» Source material
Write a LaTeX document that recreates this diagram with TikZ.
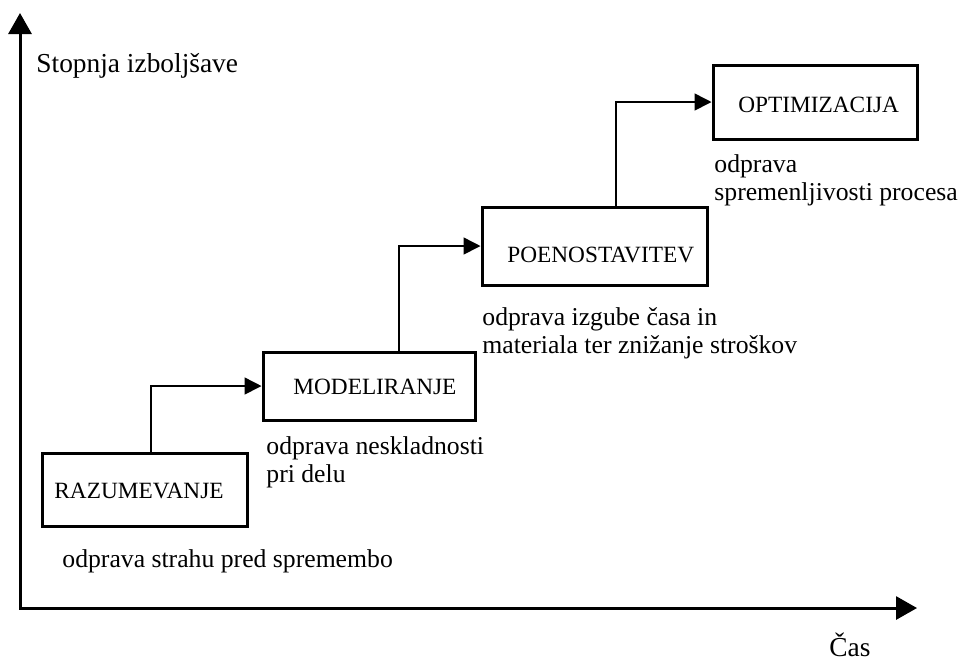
\documentclass[tikz,border=0pt]{standalone}
\usepackage{fontspec}
\setmainfont{Liberation Serif}
\usetikzlibrary{arrows.meta}
\begin{document}
\begin{tikzpicture}[x=0.5pt,y=-0.5pt,
  stagebox/.style 2 args={draw, line width=1.5pt, line join=miter,
    minimum width=#1, minimum height=#2, inner sep=0pt},
  boxtext/.style={anchor=base west, inner sep=0pt,
    font=\fontsize{11.65}{14}\selectfont},
  note/.style={anchor=base west, inner sep=0pt, align=left,
    font=\fontsize{12.85}{14}\selectfont},
  axislabel/.style={anchor=base west, inner sep=0pt,
    font=\fontsize{13.7}{15}\selectfont},
  axis/.style={line width=1.5pt, line join=miter,
    {Triangle[length=10.5pt,width=11.5pt]}-{Triangle[length=10.5pt,width=11.5pt]}},
  conn/.style={line width=0.75pt, -{Triangle[length=8.5pt,width=8.5pt]}}]
\useasboundingbox (0,0) rectangle (961,661);

% axes
\coordinate (origin) at (20,608);
\coordinate (ytip) at (20,13);
\coordinate (xtip) at (917,608);
\draw[axis] (ytip) -- (origin) -- (xtip);
\node[axislabel] (ylab) at (36,72) {Stopnja izboljšave};
\node[axislabel] (xlab) at (829,656) {Čas};

% stages
\node[stagebox={102.5pt}{36.5pt}] (raz)  at (144.5,489.5) {};
\node[stagebox={106pt}{34pt}]     (mod)  at (369,386) {};
\node[stagebox={112.5pt}{39pt}]   (poen) at (594.5,246) {};
\node[stagebox={102pt}{37pt}]     (opt)  at (815,102) {};

\node[boxtext] (razt)  at (54,498)  {RAZUMEVANJE};
\node[boxtext] (modt)  at (293,394) {MODELIRANJE};
\node[boxtext] (poent) at (507,262) {POENOSTAVITEV};
\node[boxtext] (optt)  at (738,112) {OPTIMIZACIJA};

% step connectors
\draw[conn] ([xshift=3.25pt]raz.north) |- (mod.west);
\draw[conn] ([xshift=15pt]mod.north) |- (poen.west);
\draw[conn] ([xshift=10.75pt]poen.north) |- (opt.west);

% notes under the stages (anchored on the last line's baseline)
\node[note] (razn)  at (62,567)  {odprava strahu pred spremembo};
\node[note] (modn)  at (266,482) {odprava neskladnosti\\pri delu};
\node[note] (poenn) at (482,353) {odprava izgube časa in\\materiala ter znižanje stroškov};
\node[note] (optn)  at (714,200) {odprava\\spremenljivosti procesa};
\end{tikzpicture}
\end{document}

» Written request
Emit the lines of the material exactly, from its first line to the line containing "([xshift=10.75pt]poen.north) |- (opt.west);", inclusive; leave every picture out.

» The completed task
Write a LaTeX document that recreates this diagram with TikZ.
\documentclass[tikz,border=0pt]{standalone}
\usepackage{fontspec}
\setmainfont{Liberation Serif}
\usetikzlibrary{arrows.meta}
\begin{document}
\begin{tikzpicture}[x=0.5pt,y=-0.5pt,
  stagebox/.style 2 args={draw, line width=1.5pt, line join=miter,
    minimum width=#1, minimum height=#2, inner sep=0pt},
  boxtext/.style={anchor=base west, inner sep=0pt,
    font=\fontsize{11.65}{14}\selectfont},
  note/.style={anchor=base west, inner sep=0pt, align=left,
    font=\fontsize{12.85}{14}\selectfont},
  axislabel/.style={anchor=base west, inner sep=0pt,
    font=\fontsize{13.7}{15}\selectfont},
  axis/.style={line width=1.5pt, line join=miter,
    {Triangle[length=10.5pt,width=11.5pt]}-{Triangle[length=10.5pt,width=11.5pt]}},
  conn/.style={line width=0.75pt, -{Triangle[length=8.5pt,width=8.5pt]}}]
\useasboundingbox (0,0) rectangle (961,661);

% axes
\coordinate (origin) at (20,608);
\coordinate (ytip) at (20,13);
\coordinate (xtip) at (917,608);
\draw[axis] (ytip) -- (origin) -- (xtip);
\node[axislabel] (ylab) at (36,72) {Stopnja izboljšave};
\node[axislabel] (xlab) at (829,656) {Čas};

% stages
\node[stagebox={102.5pt}{36.5pt}] (raz)  at (144.5,489.5) {};
\node[stagebox={106pt}{34pt}]     (mod)  at (369,386) {};
\node[stagebox={112.5pt}{39pt}]   (poen) at (594.5,246) {};
\node[stagebox={102pt}{37pt}]     (opt)  at (815,102) {};

\node[boxtext] (razt)  at (54,498)  {RAZUMEVANJE};
\node[boxtext] (modt)  at (293,394) {MODELIRANJE};
\node[boxtext] (poent) at (507,262) {POENOSTAVITEV};
\node[boxtext] (optt)  at (738,112) {OPTIMIZACIJA};

% step connectors
\draw[conn] ([xshift=3.25pt]raz.north) |- (mod.west);
\draw[conn] ([xshift=15pt]mod.north) |- (poen.west);
\draw[conn] ([xshift=10.75pt]poen.north) |- (opt.west);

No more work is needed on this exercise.